# What is expected:
Exclude the pictures and reproduce the remaining data exactly as written.

○ ○ ○

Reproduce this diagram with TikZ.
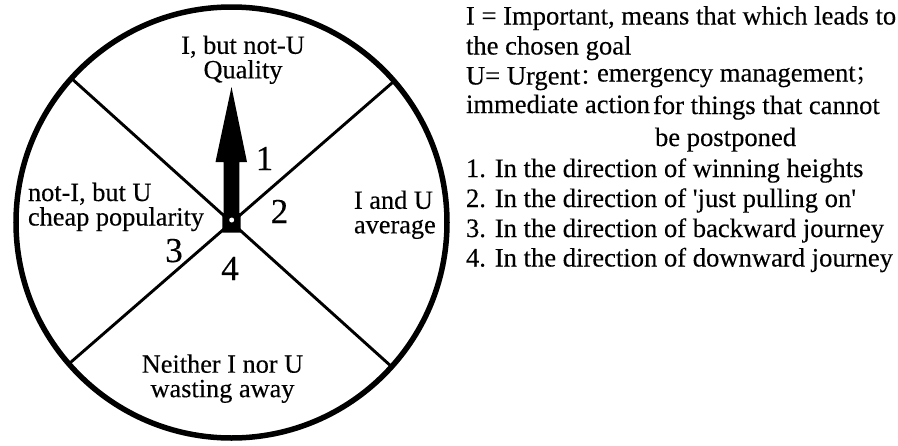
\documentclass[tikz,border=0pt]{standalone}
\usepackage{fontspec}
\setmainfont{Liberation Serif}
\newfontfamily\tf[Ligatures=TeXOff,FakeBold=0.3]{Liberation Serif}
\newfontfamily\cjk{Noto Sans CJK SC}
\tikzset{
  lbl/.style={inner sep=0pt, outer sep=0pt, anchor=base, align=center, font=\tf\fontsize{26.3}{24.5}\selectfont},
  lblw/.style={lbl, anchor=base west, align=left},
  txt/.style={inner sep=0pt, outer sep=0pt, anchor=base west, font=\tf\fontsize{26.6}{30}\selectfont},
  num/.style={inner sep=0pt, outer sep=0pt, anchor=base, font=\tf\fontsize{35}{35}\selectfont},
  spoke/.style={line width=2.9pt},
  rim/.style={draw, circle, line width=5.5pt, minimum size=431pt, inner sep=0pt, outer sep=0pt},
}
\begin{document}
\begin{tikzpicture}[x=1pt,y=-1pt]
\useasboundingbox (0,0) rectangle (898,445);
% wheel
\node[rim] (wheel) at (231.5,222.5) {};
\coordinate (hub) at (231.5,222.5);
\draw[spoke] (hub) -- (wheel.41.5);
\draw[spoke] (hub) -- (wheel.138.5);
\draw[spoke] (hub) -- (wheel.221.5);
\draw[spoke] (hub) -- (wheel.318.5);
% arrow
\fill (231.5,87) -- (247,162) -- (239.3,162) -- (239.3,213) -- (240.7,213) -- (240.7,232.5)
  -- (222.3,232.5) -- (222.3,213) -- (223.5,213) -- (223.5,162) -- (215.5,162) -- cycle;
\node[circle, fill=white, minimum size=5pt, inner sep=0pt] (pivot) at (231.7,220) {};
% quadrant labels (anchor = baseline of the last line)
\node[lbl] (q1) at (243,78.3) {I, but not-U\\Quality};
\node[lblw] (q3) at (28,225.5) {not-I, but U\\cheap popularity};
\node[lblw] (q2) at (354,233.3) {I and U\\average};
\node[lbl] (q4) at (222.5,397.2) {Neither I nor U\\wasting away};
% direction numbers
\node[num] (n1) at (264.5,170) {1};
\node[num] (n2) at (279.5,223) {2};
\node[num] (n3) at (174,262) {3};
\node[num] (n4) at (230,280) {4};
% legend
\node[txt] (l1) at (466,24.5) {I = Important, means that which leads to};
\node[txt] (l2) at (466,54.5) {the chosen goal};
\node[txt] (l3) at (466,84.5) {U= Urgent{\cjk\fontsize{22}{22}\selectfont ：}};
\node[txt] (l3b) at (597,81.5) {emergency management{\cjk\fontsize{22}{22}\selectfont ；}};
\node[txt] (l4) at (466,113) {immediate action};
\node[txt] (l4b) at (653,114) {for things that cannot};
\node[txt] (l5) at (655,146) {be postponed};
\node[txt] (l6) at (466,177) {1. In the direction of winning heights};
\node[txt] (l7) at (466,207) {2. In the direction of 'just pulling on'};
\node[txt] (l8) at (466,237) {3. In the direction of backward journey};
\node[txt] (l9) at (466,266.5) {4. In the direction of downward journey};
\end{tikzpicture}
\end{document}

○ ○ ○

# Solution to the exercise:
Reproduce this diagram with TikZ.
\documentclass[tikz,border=0pt]{standalone}
\usepackage{fontspec}
\setmainfont{Liberation Serif}
\newfontfamily\tf[Ligatures=TeXOff,FakeBold=0.3]{Liberation Serif}
\newfontfamily\cjk{Noto Sans CJK SC}
\tikzset{
  lbl/.style={inner sep=0pt, outer sep=0pt, anchor=base, align=center, font=\tf\fontsize{26.3}{24.5}\selectfont},
  lblw/.style={lbl, anchor=base west, align=left},
  txt/.style={inner sep=0pt, outer sep=0pt, anchor=base west, font=\tf\fontsize{26.6}{30}\selectfont},
  num/.style={inner sep=0pt, outer sep=0pt, anchor=base, font=\tf\fontsize{35}{35}\selectfont},
  spoke/.style={line width=2.9pt},
  rim/.style={draw, circle, line width=5.5pt, minimum size=431pt, inner sep=0pt, outer sep=0pt},
}
\begin{document}
\begin{tikzpicture}[x=1pt,y=-1pt]
\useasboundingbox (0,0) rectangle (898,445);
% wheel
\node[rim] (wheel) at (231.5,222.5) {};
\coordinate (hub) at (231.5,222.5);
\draw[spoke] (hub) -- (wheel.41.5);
\draw[spoke] (hub) -- (wheel.138.5);
\draw[spoke] (hub) -- (wheel.221.5);
\draw[spoke] (hub) -- (wheel.318.5);
% arrow
\fill (231.5,87) -- (247,162) -- (239.3,162) -- (239.3,213) -- (240.7,213) -- (240.7,232.5)
  -- (222.3,232.5) -- (222.3,213) -- (223.5,213) -- (223.5,162) -- (215.5,162) -- cycle;
\node[circle, fill=white, minimum size=5pt, inner sep=0pt] (pivot) at (231.7,220) {};
% quadrant labels (anchor = baseline of the last line)
\node[lbl] (q1) at (243,78.3) {I, but not-U\\Quality};
\node[lblw] (q3) at (28,225.5) {not-I, but U\\cheap popularity};
\node[lblw] (q2) at (354,233.3) {I and U\\average};
\node[lbl] (q4) at (222.5,397.2) {Neither I nor U\\wasting away};
% direction numbers
\node[num] (n1) at (264.5,170) {1};
\node[num] (n2) at (279.5,223) {2};
\node[num] (n3) at (174,262) {3};
\node[num] (n4) at (230,280) {4};
% legend
\node[txt] (l1) at (466,24.5) {I = Important, means that which leads to};
\node[txt] (l2) at (466,54.5) {the chosen goal};
\node[txt] (l3) at (466,84.5) {U= Urgent{\cjk\fontsize{22}{22}\selectfont ：}};
\node[txt] (l3b) at (597,81.5) {emergency management{\cjk\fontsize{22}{22}\selectfont ；}};
\node[txt] (l4) at (466,113) {immediate action};
\node[txt] (l4b) at (653,114) {for things that cannot};
\node[txt] (l5) at (655,146) {be postponed};
\node[txt] (l6) at (466,177) {1. In the direction of winning heights};
\node[txt] (l7) at (466,207) {2. In the direction of 'just pulling on'};
\node[txt] (l8) at (466,237) {3. In the direction of backward journey};
\node[txt] (l9) at (466,266.5) {4. In the direction of downward journey};
\end{tikzpicture}
\end{document}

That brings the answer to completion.